Early in his career, Bob Dylan, like every other musician on the street with a chance to get off it, copped one or two old blues or folk songs, changed a word or two, and copyrighted them (weirdest of all was claiming “That’s All Right,” which was Elvis’s first record, and written—or at least written down—by Arthur Crudup). Dylan also used older ballads for the skeletons of his own songs: “Bob Dylan’s Dream” is a recasting of “Lord Franklin’s Dream”; “I Dreamed I Saw St. Augustine” finds its way back to “I Dreamed I Saw Joe Hill.” “Pledging My Time” has the structure, the spirit, and a line from Robert Johnson’s “Come on in My Kitchen”; “Don’t the moon look lonesome, shining through the trees,” is a quote from an old Jimmy Rushing blues. “Subterranean Homesick Blues” comes off of Chuck Berry’s “Too Much Monkey Business.” This is a lovely way to write, and to invite, history, and it is part of the beauty and inevitability of American music.
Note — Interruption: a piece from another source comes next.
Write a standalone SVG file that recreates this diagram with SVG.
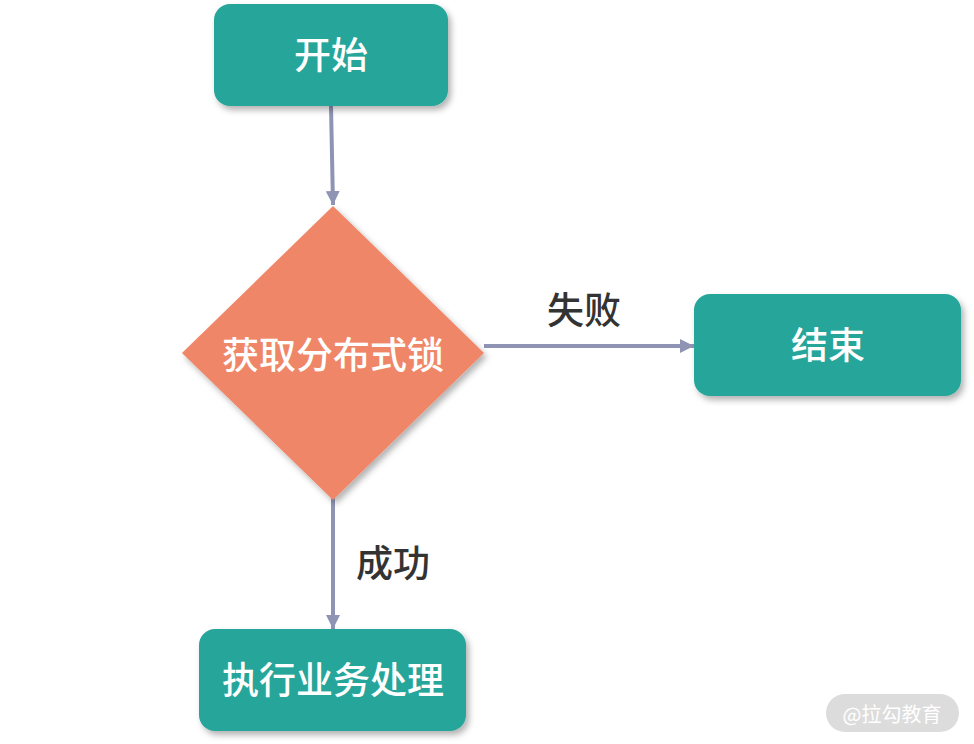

But while Dylan may have added a few words to “It Hurts Me Too,” from where he sits, it’s simply wrong to claim this old blues, recorded by Elmore James for one, as his own. That
Self Portrait
is characterized by borrowing, lifting, and plagiarism simply means Bob will get a little more money and thousands of people will get a phony view of their own history.